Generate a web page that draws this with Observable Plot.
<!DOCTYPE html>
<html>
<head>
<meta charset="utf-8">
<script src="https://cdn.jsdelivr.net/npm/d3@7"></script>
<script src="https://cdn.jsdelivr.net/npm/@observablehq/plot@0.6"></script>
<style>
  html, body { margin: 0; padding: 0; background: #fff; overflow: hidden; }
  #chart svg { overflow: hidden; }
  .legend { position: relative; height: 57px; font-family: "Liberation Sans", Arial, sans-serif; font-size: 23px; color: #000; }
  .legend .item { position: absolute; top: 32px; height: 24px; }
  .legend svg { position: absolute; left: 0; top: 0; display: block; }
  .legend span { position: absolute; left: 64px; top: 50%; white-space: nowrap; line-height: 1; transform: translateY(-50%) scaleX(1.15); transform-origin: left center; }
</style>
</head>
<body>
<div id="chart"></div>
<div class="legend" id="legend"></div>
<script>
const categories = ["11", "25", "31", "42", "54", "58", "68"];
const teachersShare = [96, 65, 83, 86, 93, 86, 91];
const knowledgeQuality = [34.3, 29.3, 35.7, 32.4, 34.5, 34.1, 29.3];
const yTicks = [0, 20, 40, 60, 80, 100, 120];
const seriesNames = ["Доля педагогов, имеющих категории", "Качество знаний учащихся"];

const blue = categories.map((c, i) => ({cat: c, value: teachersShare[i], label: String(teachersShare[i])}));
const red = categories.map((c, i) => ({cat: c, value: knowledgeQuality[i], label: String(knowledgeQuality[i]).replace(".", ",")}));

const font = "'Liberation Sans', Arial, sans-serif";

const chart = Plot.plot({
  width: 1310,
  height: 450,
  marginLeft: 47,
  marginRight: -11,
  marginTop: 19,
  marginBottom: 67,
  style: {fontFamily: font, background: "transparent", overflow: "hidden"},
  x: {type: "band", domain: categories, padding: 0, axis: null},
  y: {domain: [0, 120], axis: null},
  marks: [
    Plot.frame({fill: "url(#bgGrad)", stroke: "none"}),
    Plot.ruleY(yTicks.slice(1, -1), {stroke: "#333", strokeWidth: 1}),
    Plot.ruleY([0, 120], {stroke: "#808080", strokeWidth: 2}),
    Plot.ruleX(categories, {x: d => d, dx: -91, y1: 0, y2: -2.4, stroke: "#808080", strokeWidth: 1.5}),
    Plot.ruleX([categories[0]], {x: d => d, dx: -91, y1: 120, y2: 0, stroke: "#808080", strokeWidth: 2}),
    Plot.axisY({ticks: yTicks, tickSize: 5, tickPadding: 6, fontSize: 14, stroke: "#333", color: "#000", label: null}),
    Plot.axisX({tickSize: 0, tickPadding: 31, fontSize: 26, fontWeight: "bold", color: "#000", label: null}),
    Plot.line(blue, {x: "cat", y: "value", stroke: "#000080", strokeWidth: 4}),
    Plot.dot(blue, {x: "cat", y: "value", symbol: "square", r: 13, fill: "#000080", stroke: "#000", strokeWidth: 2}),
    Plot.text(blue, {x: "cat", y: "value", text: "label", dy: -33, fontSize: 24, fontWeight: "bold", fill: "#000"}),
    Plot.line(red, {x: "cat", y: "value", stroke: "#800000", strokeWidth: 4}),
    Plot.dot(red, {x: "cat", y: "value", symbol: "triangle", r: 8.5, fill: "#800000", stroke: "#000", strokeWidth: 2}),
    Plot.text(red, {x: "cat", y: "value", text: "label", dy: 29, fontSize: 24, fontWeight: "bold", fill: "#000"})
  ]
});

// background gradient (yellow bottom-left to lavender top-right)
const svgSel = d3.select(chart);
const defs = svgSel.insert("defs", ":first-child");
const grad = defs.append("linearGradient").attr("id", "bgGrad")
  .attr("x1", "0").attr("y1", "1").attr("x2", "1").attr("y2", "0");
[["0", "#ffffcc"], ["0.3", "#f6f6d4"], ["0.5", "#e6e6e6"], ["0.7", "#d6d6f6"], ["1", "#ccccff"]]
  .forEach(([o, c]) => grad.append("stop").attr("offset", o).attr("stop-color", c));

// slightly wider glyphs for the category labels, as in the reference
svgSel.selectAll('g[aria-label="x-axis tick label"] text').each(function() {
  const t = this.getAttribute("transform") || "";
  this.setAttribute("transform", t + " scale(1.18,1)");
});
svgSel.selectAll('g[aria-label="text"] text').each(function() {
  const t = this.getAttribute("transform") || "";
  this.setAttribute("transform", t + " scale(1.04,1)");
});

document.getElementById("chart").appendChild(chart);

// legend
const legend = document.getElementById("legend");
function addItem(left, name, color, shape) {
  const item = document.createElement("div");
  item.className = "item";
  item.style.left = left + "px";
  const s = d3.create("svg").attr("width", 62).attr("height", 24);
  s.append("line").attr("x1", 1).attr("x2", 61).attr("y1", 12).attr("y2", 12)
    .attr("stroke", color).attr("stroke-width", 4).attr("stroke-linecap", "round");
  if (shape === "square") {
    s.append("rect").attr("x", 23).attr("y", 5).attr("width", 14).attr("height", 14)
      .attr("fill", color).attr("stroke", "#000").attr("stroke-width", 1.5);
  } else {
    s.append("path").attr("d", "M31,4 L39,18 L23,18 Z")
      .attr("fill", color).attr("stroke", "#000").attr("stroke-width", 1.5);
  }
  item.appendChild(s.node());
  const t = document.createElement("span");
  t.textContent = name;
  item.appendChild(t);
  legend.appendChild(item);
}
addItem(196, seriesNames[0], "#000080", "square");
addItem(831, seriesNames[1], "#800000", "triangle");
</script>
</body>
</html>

▶ _What you need to do_: Write out every line exactly as it stands.

▶ _Result for this task_:
Generate a web page that draws this with Observable Plot.
<!DOCTYPE html>
<html>
<head>
<meta charset="utf-8">
<script src="https://cdn.jsdelivr.net/npm/d3@7"></script>
<script src="https://cdn.jsdelivr.net/npm/@observablehq/plot@0.6"></script>
<style>
  html, body { margin: 0; padding: 0; background: #fff; overflow: hidden; }
  #chart svg { overflow: hidden; }
  .legend { position: relative; height: 57px; font-family: "Liberation Sans", Arial, sans-serif; font-size: 23px; color: #000; }
  .legend .item { position: absolute; top: 32px; height: 24px; }
  .legend svg { position: absolute; left: 0; top: 0; display: block; }
  .legend span { position: absolute; left: 64px; top: 50%; white-space: nowrap; line-height: 1; transform: translateY(-50%) scaleX(1.15); transform-origin: left center; }
</style>
</head>
<body>
<div id="chart"></div>
<div class="legend" id="legend"></div>
<script>
const categories = ["11", "25", "31", "42", "54", "58", "68"];
const teachersShare = [96, 65, 83, 86, 93, 86, 91];
const knowledgeQuality = [34.3, 29.3, 35.7, 32.4, 34.5, 34.1, 29.3];
const yTicks = [0, 20, 40, 60, 80, 100, 120];
const seriesNames = ["Доля педагогов, имеющих категории", "Качество знаний учащихся"];

const blue = categories.map((c, i) => ({cat: c, value: teachersShare[i], label: String(teachersShare[i])}));
const red = categories.map((c, i) => ({cat: c, value: knowledgeQuality[i], label: String(knowledgeQuality[i]).replace(".", ",")}));

const font = "'Liberation Sans', Arial, sans-serif";

const chart = Plot.plot({
  width: 1310,
  height: 450,
  marginLeft: 47,
  marginRight: -11,
  marginTop: 19,
  marginBottom: 67,
  style: {fontFamily: font, background: "transparent", overflow: "hidden"},
  x: {type: "band", domain: categories, padding: 0, axis: null},
  y: {domain: [0, 120], axis: null},
  marks: [
    Plot.frame({fill: "url(#bgGrad)", stroke: "none"}),
    Plot.ruleY(yTicks.slice(1, -1), {stroke: "#333", strokeWidth: 1}),
    Plot.ruleY([0, 120], {stroke: "#808080", strokeWidth: 2}),
    Plot.ruleX(categories, {x: d => d, dx: -91, y1: 0, y2: -2.4, stroke: "#808080", strokeWidth: 1.5}),
    Plot.ruleX([categories[0]], {x: d => d, dx: -91, y1: 120, y2: 0, stroke: "#808080", strokeWidth: 2}),
    Plot.axisY({ticks: yTicks, tickSize: 5, tickPadding: 6, fontSize: 14, stroke: "#333", color: "#000", label: null}),
    Plot.axisX({tickSize: 0, tickPadding: 31, fontSize: 26, fontWeight: "bold", color: "#000", label: null}),
    Plot.line(blue, {x: "cat", y: "value", stroke: "#000080", strokeWidth: 4}),
    Plot.dot(blue, {x: "cat", y: "value", symbol: "square", r: 13, fill: "#000080", stroke: "#000", strokeWidth: 2}),
    Plot.text(blue, {x: "cat", y: "value", text: "label", dy: -33, fontSize: 24, fontWeight: "bold", fill: "#000"}),
    Plot.line(red, {x: "cat", y: "value", stroke: "#800000", strokeWidth: 4}),
    Plot.dot(red, {x: "cat", y: "value", symbol: "triangle", r: 8.5, fill: "#800000", stroke: "#000", strokeWidth: 2}),
    Plot.text(red, {x: "cat", y: "value", text: "label", dy: 29, fontSize: 24, fontWeight: "bold", fill: "#000"})
  ]
});

// background gradient (yellow bottom-left to lavender top-right)
const svgSel = d3.select(chart);
const defs = svgSel.insert("defs", ":first-child");
const grad = defs.append("linearGradient").attr("id", "bgGrad")
  .attr("x1", "0").attr("y1", "1").attr("x2", "1").attr("y2", "0");
[["0", "#ffffcc"], ["0.3", "#f6f6d4"], ["0.5", "#e6e6e6"], ["0.7", "#d6d6f6"], ["1", "#ccccff"]]
  .forEach(([o, c]) => grad.append("stop").attr("offset", o).attr("stop-color", c));

// slightly wider glyphs for the category labels, as in the reference
svgSel.selectAll('g[aria-label="x-axis tick label"] text').each(function() {
  const t = this.getAttribute("transform") || "";
  this.setAttribute("transform", t + " scale(1.18,1)");
});
svgSel.selectAll('g[aria-label="text"] text').each(function() {
  const t = this.getAttribute("transform") || "";
  this.setAttribute("transform", t + " scale(1.04,1)");
});

document.getElementById("chart").appendChild(chart);

// legend
const legend = document.getElementById("legend");
function addItem(left, name, color, shape) {
  const item = document.createElement("div");
  item.className = "item";
  item.style.left = left + "px";
  const s = d3.create("svg").attr("width", 62).attr("height", 24);
  s.append("line").attr("x1", 1).attr("x2", 61).attr("y1", 12).attr("y2", 12)
    .attr("stroke", color).attr("stroke-width", 4).attr("stroke-linecap", "round");
  if (shape === "square") {
    s.append("rect").attr("x", 23).attr("y", 5).attr("width", 14).attr("height", 14)
      .attr("fill", color).attr("stroke", "#000").attr("stroke-width", 1.5);
  } else {
    s.append("path").attr("d", "M31,4 L39,18 L23,18 Z")
      .attr("fill", color).attr("stroke", "#000").attr("stroke-width", 1.5);
  }
  item.appendChild(s.node());
  const t = document.createElement("span");
  t.textContent = name;
  item.appendChild(t);
  legend.appendChild(item);
}
addItem(196, seriesNames[0], "#000080", "square");
addItem(831, seriesNames[1], "#800000", "triangle");
</script>
</body>
</html>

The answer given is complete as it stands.